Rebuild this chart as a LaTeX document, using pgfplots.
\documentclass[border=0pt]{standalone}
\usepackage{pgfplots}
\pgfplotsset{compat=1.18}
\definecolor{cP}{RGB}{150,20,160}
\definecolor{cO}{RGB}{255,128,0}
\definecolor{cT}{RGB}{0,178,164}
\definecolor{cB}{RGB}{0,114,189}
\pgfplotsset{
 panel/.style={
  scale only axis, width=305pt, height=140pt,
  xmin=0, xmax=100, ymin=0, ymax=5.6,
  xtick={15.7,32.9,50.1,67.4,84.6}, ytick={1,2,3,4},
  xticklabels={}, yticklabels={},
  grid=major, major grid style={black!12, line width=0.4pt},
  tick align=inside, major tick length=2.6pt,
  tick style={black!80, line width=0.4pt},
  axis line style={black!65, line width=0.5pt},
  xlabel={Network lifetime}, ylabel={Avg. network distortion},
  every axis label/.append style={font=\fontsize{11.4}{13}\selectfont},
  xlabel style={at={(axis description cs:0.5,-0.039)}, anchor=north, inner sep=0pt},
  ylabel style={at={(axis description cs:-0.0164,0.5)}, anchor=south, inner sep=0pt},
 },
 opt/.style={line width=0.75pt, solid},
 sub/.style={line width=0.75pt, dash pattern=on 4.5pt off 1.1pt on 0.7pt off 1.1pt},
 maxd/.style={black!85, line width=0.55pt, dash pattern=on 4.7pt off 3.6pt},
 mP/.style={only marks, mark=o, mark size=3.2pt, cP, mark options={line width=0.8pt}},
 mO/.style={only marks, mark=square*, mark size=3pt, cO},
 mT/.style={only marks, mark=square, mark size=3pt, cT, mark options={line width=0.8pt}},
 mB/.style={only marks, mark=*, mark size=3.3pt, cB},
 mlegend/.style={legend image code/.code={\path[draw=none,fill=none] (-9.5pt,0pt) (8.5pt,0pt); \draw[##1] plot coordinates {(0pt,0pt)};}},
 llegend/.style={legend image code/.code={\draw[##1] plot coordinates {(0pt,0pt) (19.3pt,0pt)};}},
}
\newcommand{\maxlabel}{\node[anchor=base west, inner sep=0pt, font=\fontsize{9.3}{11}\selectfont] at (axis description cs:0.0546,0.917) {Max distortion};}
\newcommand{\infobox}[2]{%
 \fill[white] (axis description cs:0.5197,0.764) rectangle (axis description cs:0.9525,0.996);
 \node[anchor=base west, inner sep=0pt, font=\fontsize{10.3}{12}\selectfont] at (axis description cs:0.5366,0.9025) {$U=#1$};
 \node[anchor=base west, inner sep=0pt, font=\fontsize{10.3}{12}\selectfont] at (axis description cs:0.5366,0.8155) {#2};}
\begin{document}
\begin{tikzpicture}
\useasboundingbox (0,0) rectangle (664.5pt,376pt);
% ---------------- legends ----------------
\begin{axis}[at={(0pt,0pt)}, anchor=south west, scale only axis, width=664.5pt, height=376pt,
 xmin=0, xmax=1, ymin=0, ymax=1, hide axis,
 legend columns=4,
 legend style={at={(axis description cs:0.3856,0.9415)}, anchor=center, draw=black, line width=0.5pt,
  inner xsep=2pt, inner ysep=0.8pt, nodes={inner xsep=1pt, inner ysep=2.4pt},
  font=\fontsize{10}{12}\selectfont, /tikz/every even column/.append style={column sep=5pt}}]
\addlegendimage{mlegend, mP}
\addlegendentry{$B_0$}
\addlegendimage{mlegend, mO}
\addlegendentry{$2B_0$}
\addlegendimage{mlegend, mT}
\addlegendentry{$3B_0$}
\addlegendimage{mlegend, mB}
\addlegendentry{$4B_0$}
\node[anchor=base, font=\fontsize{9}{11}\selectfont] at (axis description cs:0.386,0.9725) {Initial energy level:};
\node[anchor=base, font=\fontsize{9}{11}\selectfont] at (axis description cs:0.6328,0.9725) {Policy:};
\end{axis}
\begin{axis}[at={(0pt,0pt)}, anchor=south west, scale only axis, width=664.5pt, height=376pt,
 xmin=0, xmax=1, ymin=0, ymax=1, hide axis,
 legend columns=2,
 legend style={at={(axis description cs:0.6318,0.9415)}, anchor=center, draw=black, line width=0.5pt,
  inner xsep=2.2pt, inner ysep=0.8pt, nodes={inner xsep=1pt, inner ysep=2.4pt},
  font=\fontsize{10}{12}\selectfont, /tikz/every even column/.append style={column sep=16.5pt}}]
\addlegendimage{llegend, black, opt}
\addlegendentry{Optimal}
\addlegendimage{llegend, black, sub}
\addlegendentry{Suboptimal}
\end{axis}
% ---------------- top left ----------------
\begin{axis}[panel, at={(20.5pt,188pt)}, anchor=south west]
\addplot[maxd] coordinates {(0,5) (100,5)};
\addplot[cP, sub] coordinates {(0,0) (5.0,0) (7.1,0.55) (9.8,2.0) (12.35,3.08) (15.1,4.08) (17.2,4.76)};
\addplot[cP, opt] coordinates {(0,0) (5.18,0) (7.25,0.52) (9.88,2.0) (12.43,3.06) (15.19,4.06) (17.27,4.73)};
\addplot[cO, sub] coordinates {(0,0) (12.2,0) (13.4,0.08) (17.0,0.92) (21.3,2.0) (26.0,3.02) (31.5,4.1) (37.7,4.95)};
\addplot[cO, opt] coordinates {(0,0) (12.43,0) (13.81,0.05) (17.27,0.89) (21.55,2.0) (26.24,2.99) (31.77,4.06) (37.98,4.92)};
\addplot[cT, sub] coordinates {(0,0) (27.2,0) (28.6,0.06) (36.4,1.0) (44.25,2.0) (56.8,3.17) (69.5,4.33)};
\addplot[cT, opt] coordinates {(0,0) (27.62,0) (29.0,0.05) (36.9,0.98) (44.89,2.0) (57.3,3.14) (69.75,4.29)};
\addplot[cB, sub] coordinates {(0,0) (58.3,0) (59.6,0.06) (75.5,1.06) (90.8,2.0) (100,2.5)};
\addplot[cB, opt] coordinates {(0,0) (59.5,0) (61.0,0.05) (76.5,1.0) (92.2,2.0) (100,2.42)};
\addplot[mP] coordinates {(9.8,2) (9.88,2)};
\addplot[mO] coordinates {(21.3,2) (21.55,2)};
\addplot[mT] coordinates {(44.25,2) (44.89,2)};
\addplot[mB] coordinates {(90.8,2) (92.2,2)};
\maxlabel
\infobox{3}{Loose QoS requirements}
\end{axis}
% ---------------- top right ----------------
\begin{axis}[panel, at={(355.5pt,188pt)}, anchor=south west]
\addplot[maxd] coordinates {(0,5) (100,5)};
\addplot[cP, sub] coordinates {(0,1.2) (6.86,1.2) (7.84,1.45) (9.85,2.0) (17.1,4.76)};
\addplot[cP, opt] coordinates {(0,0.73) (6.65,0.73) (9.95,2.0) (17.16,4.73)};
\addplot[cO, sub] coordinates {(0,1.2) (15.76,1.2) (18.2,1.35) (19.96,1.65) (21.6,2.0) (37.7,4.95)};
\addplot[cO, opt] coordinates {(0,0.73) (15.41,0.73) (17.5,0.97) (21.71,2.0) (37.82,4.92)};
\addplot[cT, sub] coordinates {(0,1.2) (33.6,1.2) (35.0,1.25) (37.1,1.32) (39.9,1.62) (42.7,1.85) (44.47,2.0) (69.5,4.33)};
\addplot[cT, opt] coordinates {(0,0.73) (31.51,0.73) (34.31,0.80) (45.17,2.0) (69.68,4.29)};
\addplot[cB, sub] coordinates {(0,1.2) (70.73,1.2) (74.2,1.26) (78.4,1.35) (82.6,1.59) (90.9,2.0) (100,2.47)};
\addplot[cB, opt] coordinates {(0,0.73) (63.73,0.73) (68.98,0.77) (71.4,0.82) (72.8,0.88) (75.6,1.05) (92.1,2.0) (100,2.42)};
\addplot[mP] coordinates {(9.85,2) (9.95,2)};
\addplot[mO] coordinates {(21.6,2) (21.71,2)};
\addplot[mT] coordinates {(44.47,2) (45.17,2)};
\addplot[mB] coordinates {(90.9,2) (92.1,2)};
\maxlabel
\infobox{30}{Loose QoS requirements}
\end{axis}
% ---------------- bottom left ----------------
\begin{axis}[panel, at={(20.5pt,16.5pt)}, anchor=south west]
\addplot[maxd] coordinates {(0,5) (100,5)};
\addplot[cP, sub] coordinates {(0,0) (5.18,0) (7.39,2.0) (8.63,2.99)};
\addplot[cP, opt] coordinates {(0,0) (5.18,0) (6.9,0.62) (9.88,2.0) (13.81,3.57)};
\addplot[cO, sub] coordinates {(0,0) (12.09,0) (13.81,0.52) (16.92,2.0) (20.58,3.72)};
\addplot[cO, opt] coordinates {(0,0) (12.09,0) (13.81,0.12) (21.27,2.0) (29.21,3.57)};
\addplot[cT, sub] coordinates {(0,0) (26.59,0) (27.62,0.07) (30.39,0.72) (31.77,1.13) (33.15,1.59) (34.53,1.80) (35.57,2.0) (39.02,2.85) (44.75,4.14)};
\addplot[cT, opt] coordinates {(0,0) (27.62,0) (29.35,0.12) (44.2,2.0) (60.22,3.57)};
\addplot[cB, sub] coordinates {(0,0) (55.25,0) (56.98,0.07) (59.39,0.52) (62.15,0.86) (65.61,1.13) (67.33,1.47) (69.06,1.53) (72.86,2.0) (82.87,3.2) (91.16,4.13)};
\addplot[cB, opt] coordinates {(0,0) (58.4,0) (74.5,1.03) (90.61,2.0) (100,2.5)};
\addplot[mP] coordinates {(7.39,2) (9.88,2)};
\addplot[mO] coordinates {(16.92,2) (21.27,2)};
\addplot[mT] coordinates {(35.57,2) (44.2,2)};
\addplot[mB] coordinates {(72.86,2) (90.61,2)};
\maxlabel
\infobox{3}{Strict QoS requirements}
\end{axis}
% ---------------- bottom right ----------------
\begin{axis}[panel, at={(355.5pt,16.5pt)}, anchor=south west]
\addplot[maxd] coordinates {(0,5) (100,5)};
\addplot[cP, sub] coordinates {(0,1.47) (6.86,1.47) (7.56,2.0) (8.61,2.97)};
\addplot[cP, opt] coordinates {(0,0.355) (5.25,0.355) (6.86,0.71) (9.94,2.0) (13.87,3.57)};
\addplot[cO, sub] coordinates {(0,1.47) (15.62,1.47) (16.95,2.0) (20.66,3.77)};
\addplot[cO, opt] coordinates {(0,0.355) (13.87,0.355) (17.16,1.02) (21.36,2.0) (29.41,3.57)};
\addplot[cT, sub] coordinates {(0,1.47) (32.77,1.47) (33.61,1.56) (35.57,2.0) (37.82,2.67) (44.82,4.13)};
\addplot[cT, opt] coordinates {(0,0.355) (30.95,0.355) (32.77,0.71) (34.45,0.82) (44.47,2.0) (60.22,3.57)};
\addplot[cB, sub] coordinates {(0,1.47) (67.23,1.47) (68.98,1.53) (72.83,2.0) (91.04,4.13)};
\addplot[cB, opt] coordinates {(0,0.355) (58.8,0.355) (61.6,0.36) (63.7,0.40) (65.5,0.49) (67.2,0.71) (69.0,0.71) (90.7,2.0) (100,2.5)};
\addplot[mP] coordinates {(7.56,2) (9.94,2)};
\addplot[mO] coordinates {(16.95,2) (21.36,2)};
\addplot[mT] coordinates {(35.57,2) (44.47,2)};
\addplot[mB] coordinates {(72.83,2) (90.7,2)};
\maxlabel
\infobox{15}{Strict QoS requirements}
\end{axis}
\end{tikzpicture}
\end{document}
--
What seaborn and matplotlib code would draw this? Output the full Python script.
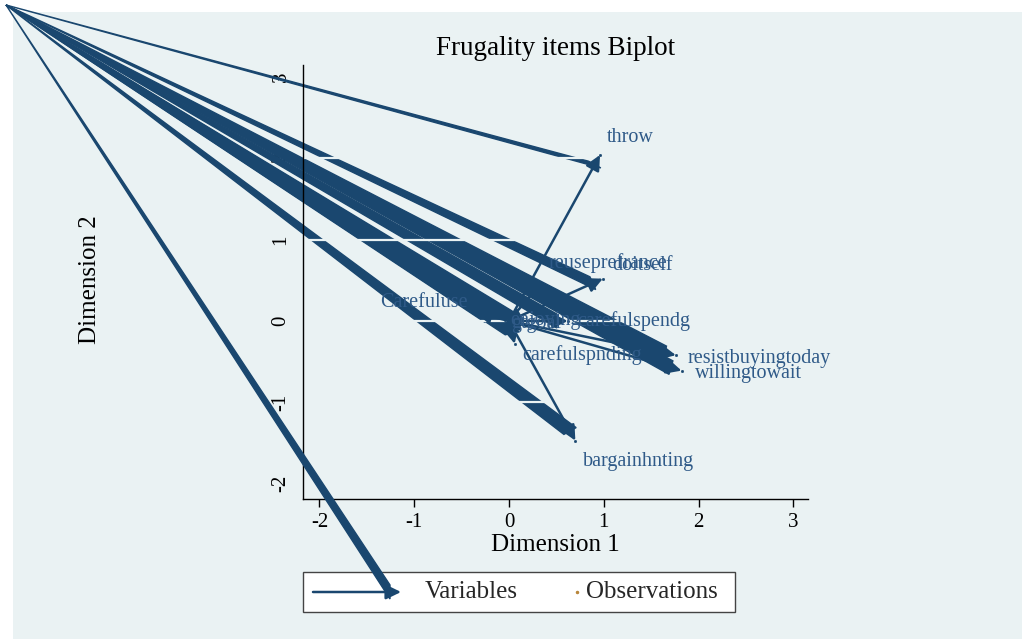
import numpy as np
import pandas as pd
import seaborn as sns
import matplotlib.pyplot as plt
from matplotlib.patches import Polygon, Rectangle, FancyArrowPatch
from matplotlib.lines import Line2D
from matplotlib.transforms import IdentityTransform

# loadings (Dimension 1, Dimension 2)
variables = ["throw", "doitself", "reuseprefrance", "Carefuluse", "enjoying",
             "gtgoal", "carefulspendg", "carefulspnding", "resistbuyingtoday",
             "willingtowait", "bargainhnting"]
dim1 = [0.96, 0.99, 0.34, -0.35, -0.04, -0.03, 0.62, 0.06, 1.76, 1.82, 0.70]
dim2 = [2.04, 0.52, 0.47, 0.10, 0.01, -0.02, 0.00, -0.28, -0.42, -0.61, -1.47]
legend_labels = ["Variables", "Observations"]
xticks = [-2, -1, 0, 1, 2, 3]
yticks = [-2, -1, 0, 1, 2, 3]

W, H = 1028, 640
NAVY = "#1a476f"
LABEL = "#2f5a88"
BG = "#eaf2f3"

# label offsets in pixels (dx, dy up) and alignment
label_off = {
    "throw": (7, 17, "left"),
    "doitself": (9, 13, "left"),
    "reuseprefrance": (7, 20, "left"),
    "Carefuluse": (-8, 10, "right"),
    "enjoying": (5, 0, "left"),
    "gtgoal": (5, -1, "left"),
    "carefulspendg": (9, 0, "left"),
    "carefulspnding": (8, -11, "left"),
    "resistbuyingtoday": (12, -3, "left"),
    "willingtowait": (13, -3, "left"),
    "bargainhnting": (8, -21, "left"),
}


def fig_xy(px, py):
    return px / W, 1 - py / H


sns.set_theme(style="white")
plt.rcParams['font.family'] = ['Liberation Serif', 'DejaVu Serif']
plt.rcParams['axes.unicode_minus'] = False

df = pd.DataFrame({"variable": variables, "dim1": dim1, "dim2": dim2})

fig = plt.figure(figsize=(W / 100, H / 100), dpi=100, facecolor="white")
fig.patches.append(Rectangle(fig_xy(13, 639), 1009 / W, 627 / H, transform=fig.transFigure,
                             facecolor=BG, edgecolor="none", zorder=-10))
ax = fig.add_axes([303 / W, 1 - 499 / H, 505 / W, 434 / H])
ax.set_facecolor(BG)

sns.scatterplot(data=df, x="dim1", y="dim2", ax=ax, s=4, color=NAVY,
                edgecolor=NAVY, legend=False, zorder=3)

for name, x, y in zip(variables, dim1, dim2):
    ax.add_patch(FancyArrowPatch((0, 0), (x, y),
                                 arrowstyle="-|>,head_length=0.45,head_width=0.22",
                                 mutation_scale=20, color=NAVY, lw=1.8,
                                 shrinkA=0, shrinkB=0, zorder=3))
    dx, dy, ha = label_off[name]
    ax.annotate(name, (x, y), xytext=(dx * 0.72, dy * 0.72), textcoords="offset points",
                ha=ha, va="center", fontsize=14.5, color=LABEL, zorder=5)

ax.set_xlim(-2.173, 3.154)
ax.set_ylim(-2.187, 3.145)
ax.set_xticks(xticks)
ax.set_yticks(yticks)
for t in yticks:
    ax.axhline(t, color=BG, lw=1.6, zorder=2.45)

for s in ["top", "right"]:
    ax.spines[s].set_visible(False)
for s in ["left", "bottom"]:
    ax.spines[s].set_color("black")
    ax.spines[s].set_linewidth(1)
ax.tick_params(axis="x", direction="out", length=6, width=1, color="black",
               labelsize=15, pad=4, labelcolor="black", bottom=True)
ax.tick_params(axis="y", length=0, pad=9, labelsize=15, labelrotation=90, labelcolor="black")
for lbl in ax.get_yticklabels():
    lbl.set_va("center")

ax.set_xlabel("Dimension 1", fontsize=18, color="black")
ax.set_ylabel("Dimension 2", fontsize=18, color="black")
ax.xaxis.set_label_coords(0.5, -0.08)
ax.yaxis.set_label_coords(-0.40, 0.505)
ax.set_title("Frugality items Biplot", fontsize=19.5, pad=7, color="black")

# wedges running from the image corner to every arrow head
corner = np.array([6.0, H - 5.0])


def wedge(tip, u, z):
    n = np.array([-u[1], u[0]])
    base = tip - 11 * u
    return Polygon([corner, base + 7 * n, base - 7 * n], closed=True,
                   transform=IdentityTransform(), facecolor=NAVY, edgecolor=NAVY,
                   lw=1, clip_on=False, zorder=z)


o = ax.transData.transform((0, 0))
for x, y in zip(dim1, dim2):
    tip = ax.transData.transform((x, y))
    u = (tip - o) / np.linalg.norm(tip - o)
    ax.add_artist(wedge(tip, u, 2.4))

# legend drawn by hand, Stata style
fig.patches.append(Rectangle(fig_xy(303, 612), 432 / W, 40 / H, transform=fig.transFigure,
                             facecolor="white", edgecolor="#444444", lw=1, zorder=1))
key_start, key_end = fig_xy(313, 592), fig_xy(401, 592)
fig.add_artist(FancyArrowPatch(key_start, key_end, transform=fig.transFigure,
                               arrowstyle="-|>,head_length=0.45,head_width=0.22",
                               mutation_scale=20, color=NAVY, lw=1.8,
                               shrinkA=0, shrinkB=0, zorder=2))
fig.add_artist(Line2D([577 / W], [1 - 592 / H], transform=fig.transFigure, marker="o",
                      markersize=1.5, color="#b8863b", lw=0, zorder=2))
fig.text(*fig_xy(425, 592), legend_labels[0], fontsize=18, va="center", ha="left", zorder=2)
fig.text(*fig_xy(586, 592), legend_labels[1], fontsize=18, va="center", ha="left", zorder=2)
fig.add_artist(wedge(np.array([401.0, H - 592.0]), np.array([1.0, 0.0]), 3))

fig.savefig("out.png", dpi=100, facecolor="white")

### GIVEN EXERCISE
Above are the records. Copy word for word only their lines from the one holding "What seaborn and" through the one holding "yticks = [-2, -1, 0, 1, 2, 3]", both included, and skip the images.

### THE RESULT
What seaborn and matplotlib code would draw this? Output the full Python script.
import numpy as np
import pandas as pd
import seaborn as sns
import matplotlib.pyplot as plt
from matplotlib.patches import Polygon, Rectangle, FancyArrowPatch
from matplotlib.lines import Line2D
from matplotlib.transforms import IdentityTransform

# loadings (Dimension 1, Dimension 2)
variables = ["throw", "doitself", "reuseprefrance", "Carefuluse", "enjoying",
             "gtgoal", "carefulspendg", "carefulspnding", "resistbuyingtoday",
             "willingtowait", "bargainhnting"]
dim1 = [0.96, 0.99, 0.34, -0.35, -0.04, -0.03, 0.62, 0.06, 1.76, 1.82, 0.70]
dim2 = [2.04, 0.52, 0.47, 0.10, 0.01, -0.02, 0.00, -0.28, -0.42, -0.61, -1.47]
legend_labels = ["Variables", "Observations"]
xticks = [-2, -1, 0, 1, 2, 3]
yticks = [-2, -1, 0, 1, 2, 3]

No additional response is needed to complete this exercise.